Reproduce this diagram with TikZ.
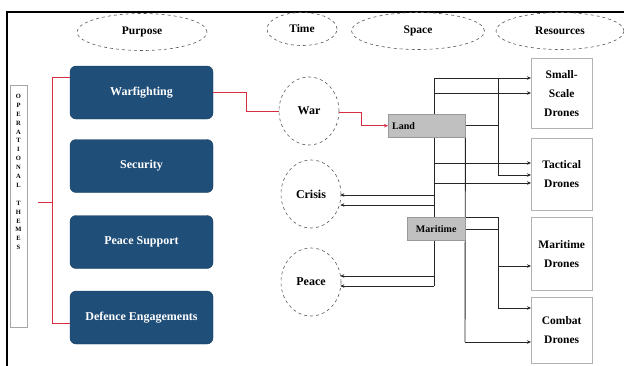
\documentclass[tikz,border=0pt]{standalone}
\usepackage{fontspec}
\setmainfont{Liberation Serif}
\usetikzlibrary{shapes.geometric,arrows.meta,backgrounds}
\definecolor{navy}{RGB}{31,78,121}
\definecolor{redl}{RGB}{215,45,65}
\definecolor{boxgray}{RGB}{192,192,192}
\begin{document}
\begin{tikzpicture}[x=1pt,y=-1pt,
 hdr/.style={ellipse,draw=gray!70!black,dashed,line width=0.6pt,inner sep=0pt,font=\bfseries\fontsize{11.5}{14}\selectfont},
 theme/.style={rounded corners=6pt,fill=navy,draw=navy!80!black,text=white,font=\bfseries\fontsize{12}{14}\selectfont,minimum width=143pt,minimum height=53pt,inner sep=0pt},
 phase/.style={ellipse,draw=gray!70!black,dashed,line width=0.6pt,minimum width=60pt,minimum height=68pt,inner sep=0pt,font=\bfseries\fontsize{12}{14}\selectfont},
 dom/.style={fill=boxgray,draw=gray!80,font=\bfseries\fontsize{10}{12}\selectfont,inner ysep=0pt,minimum height=23pt},
 drone/.style={draw=gray!60,minimum width=61pt,inner sep=0pt,align=center,font=\bfseries\fontsize{11.5}{19}\selectfont},
 wire/.style={draw=black!85,line width=0.9pt},
 arr/.style={wire,-{Stealth[length=4pt,width=3.5pt]}},
 redw/.style={draw=redl,line width=0.9pt}
]
\path[use as bounding box] (0,0) rectangle (624,365);
\clip (0,0) rectangle (624,365);
\draw[line width=1.2pt] (7,12) rectangle (640,380);

% headers
\node[hdr,minimum width=130pt,minimum height=37pt] (purpose) at (142,32) {Purpose};
\node[hdr,minimum width=70pt,minimum height=33pt] (time) at (302,29) {Time};
\node[hdr,minimum width=133pt,minimum height=37pt] (space) at (418,31) {Space};
\node[hdr,minimum width=128pt,minimum height=37pt] (res) at (560,31) {Resources};

% operational themes strip
\node[draw=gray!70,minimum width=17pt,minimum height=242pt,inner sep=0pt] (strip) at (18.5,206) {};
\node[font=\bfseries\fontsize{6.5}{8.9}\selectfont,align=center,inner sep=0pt] (striptext) at (18.5,172)
 {O\\P\\E\\R\\A\\T\\I\\O\\N\\A\\L\\[8.9pt]T\\H\\E\\M\\E\\S};

% themes
\node[theme] (warf) at (141.5,92.5) {Warfighting};
\node[theme] (sec) at (141.5,166) {Security};
\node[theme] (peace) at (141.5,242) {Peace Support};
\node[theme] (def) at (141.5,317.5) {Defence Engagements};

% phases
\node[phase] (war) at (309,111) {War};
\node[phase] (crisis) at (311,194) {Crisis};
\node[phase] (peacec) at (311,282) {Peace};

% domains
\node[dom,anchor=north west,text width=69pt,inner xsep=4pt,align=left] (land) at (388,114) {Land};
\node[dom,anchor=north west,minimum width=58pt,inner xsep=0pt] (mar) at (407,217) {Maritime};

% drones
\node[drone,anchor=north west,minimum height=70pt] (small) at (531,58) {Small-\\Scale\\Drones};
\node[drone,anchor=north west,minimum height=72pt] (tact) at (531,138) {Tactical\\Drones};
\node[drone,anchor=north west,minimum height=73pt] (mard) at (531,217) {Maritime\\Drones};
\node[drone,anchor=north west,minimum height=66pt] (comb) at (531,297) {Combat\\Drones};

% red bracket
\draw[redw] ([yshift=15.5pt]warf.west) -- ++(-17,0) |- ([yshift=-5.5pt]def.west);
\coordinate (nubA) at (53,202);
\coordinate (nubB) at (38,202);
\draw[redw] (nubA) -- (nubB);
\draw[redw] (warf.east) -- ++(33,0) |- (war.west);
\draw[redw,-{Stealth[length=4pt,width=3.5pt]}] ([yshift=-1pt]war.east) -- ++(22,0) |- (land.west);

\begin{pgfonlayer}{background}
% bus A (x=434)
\coordinate (a1) at (434,78);
\coordinate (a2) at (434,93);
\coordinate (a3) at (434,163);
\coordinate (a4) at (434,183);
\coordinate (a5) at (434,195);
\coordinate (a6) at (434,205);
\coordinate (a7) at (434,276);
\coordinate (a8) at (434,286);
\draw[wire] (a1) -- (a8);
\draw[arr] (a1) -- (small.west |- a1);
\draw[arr] (a2) -- (small.west |- a2);
\draw[arr] (a3) -- (tact.west |- a3);
\draw[arr] (a4) -- (tact.west |- a4);
\draw[arr] (a5) -- ([xshift=-1pt]crisis.east |- a5);
\draw[arr] (a6) -- ([xshift=-1pt]crisis.east |- a6);
\draw[arr] (a7) -- ([xshift=-1pt]peacec.east |- a7);
\draw[arr] (a8) -- ([xshift=-1pt]peacec.east |- a8);
% bus B (x=498)
\coordinate (b1) at (498,78);
\coordinate (b2) at (498,175);
\draw[wire] (land.east) -- (land.east -| b1);
\draw[wire] (b1) -- (b2);
\draw[arr] (b2) -- (tact.west |- b2);
% bus C (x=465)
\coordinate (c1) at (465,342);
\draw[wire] (land.south east) -- (c1);
\draw[arr] (c1) -- (comb.west |- c1);
% bus D (x=498)
\coordinate (d1) at (498,217);
\coordinate (d2) at (498,229);
\coordinate (d3) at (498,266);
\coordinate (d4) at (498,308);
\draw[wire] (mar.north east) -- (d1);
\draw[wire] ([yshift=-12pt]mar.north east) -- (d2);
\draw[wire] (d1) -- (d4);
\draw[arr] (d3) -- (mard.west |- d3);
\draw[arr] (d4) -- (comb.west |- d4);
\end{pgfonlayer}
\end{tikzpicture}
\end{document}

****************

Quote the full listing above word for word; exclude every picture from the copy.

Reproduce this diagram with TikZ.
\documentclass[tikz,border=0pt]{standalone}
\usepackage{fontspec}
\setmainfont{Liberation Serif}
\usetikzlibrary{shapes.geometric,arrows.meta,backgrounds}
\definecolor{navy}{RGB}{31,78,121}
\definecolor{redl}{RGB}{215,45,65}
\definecolor{boxgray}{RGB}{192,192,192}
\begin{document}
\begin{tikzpicture}[x=1pt,y=-1pt,
 hdr/.style={ellipse,draw=gray!70!black,dashed,line width=0.6pt,inner sep=0pt,font=\bfseries\fontsize{11.5}{14}\selectfont},
 theme/.style={rounded corners=6pt,fill=navy,draw=navy!80!black,text=white,font=\bfseries\fontsize{12}{14}\selectfont,minimum width=143pt,minimum height=53pt,inner sep=0pt},
 phase/.style={ellipse,draw=gray!70!black,dashed,line width=0.6pt,minimum width=60pt,minimum height=68pt,inner sep=0pt,font=\bfseries\fontsize{12}{14}\selectfont},
 dom/.style={fill=boxgray,draw=gray!80,font=\bfseries\fontsize{10}{12}\selectfont,inner ysep=0pt,minimum height=23pt},
 drone/.style={draw=gray!60,minimum width=61pt,inner sep=0pt,align=center,font=\bfseries\fontsize{11.5}{19}\selectfont},
 wire/.style={draw=black!85,line width=0.9pt},
 arr/.style={wire,-{Stealth[length=4pt,width=3.5pt]}},
 redw/.style={draw=redl,line width=0.9pt}
]
\path[use as bounding box] (0,0) rectangle (624,365);
\clip (0,0) rectangle (624,365);
\draw[line width=1.2pt] (7,12) rectangle (640,380);

% headers
\node[hdr,minimum width=130pt,minimum height=37pt] (purpose) at (142,32) {Purpose};
\node[hdr,minimum width=70pt,minimum height=33pt] (time) at (302,29) {Time};
\node[hdr,minimum width=133pt,minimum height=37pt] (space) at (418,31) {Space};
\node[hdr,minimum width=128pt,minimum height=37pt] (res) at (560,31) {Resources};

% operational themes strip
\node[draw=gray!70,minimum width=17pt,minimum height=242pt,inner sep=0pt] (strip) at (18.5,206) {};
\node[font=\bfseries\fontsize{6.5}{8.9}\selectfont,align=center,inner sep=0pt] (striptext) at (18.5,172)
 {O\\P\\E\\R\\A\\T\\I\\O\\N\\A\\L\\[8.9pt]T\\H\\E\\M\\E\\S};

% themes
\node[theme] (warf) at (141.5,92.5) {Warfighting};
\node[theme] (sec) at (141.5,166) {Security};
\node[theme] (peace) at (141.5,242) {Peace Support};
\node[theme] (def) at (141.5,317.5) {Defence Engagements};

% phases
\node[phase] (war) at (309,111) {War};
\node[phase] (crisis) at (311,194) {Crisis};
\node[phase] (peacec) at (311,282) {Peace};

% domains
\node[dom,anchor=north west,text width=69pt,inner xsep=4pt,align=left] (land) at (388,114) {Land};
\node[dom,anchor=north west,minimum width=58pt,inner xsep=0pt] (mar) at (407,217) {Maritime};

% drones
\node[drone,anchor=north west,minimum height=70pt] (small) at (531,58) {Small-\\Scale\\Drones};
\node[drone,anchor=north west,minimum height=72pt] (tact) at (531,138) {Tactical\\Drones};
\node[drone,anchor=north west,minimum height=73pt] (mard) at (531,217) {Maritime\\Drones};
\node[drone,anchor=north west,minimum height=66pt] (comb) at (531,297) {Combat\\Drones};

% red bracket
\draw[redw] ([yshift=15.5pt]warf.west) -- ++(-17,0) |- ([yshift=-5.5pt]def.west);
\coordinate (nubA) at (53,202);
\coordinate (nubB) at (38,202);
\draw[redw] (nubA) -- (nubB);
\draw[redw] (warf.east) -- ++(33,0) |- (war.west);
\draw[redw,-{Stealth[length=4pt,width=3.5pt]}] ([yshift=-1pt]war.east) -- ++(22,0) |- (land.west);

\begin{pgfonlayer}{background}
% bus A (x=434)
\coordinate (a1) at (434,78);
\coordinate (a2) at (434,93);
\coordinate (a3) at (434,163);
\coordinate (a4) at (434,183);
\coordinate (a5) at (434,195);
\coordinate (a6) at (434,205);
\coordinate (a7) at (434,276);
\coordinate (a8) at (434,286);
\draw[wire] (a1) -- (a8);
\draw[arr] (a1) -- (small.west |- a1);
\draw[arr] (a2) -- (small.west |- a2);
\draw[arr] (a3) -- (tact.west |- a3);
\draw[arr] (a4) -- (tact.west |- a4);
\draw[arr] (a5) -- ([xshift=-1pt]crisis.east |- a5);
\draw[arr] (a6) -- ([xshift=-1pt]crisis.east |- a6);
\draw[arr] (a7) -- ([xshift=-1pt]peacec.east |- a7);
\draw[arr] (a8) -- ([xshift=-1pt]peacec.east |- a8);
% bus B (x=498)
\coordinate (b1) at (498,78);
\coordinate (b2) at (498,175);
\draw[wire] (land.east) -- (land.east -| b1);
\draw[wire] (b1) -- (b2);
\draw[arr] (b2) -- (tact.west |- b2);
% bus C (x=465)
\coordinate (c1) at (465,342);
\draw[wire] (land.south east) -- (c1);
\draw[arr] (c1) -- (comb.west |- c1);
% bus D (x=498)
\coordinate (d1) at (498,217);
\coordinate (d2) at (498,229);
\coordinate (d3) at (498,266);
\coordinate (d4) at (498,308);
\draw[wire] (mar.north east) -- (d1);
\draw[wire] ([yshift=-12pt]mar.north east) -- (d2);
\draw[wire] (d1) -- (d4);
\draw[arr] (d3) -- (mard.west |- d3);
\draw[arr] (d4) -- (comb.west |- d4);
\end{pgfonlayer}
\end{tikzpicture}
\end{document}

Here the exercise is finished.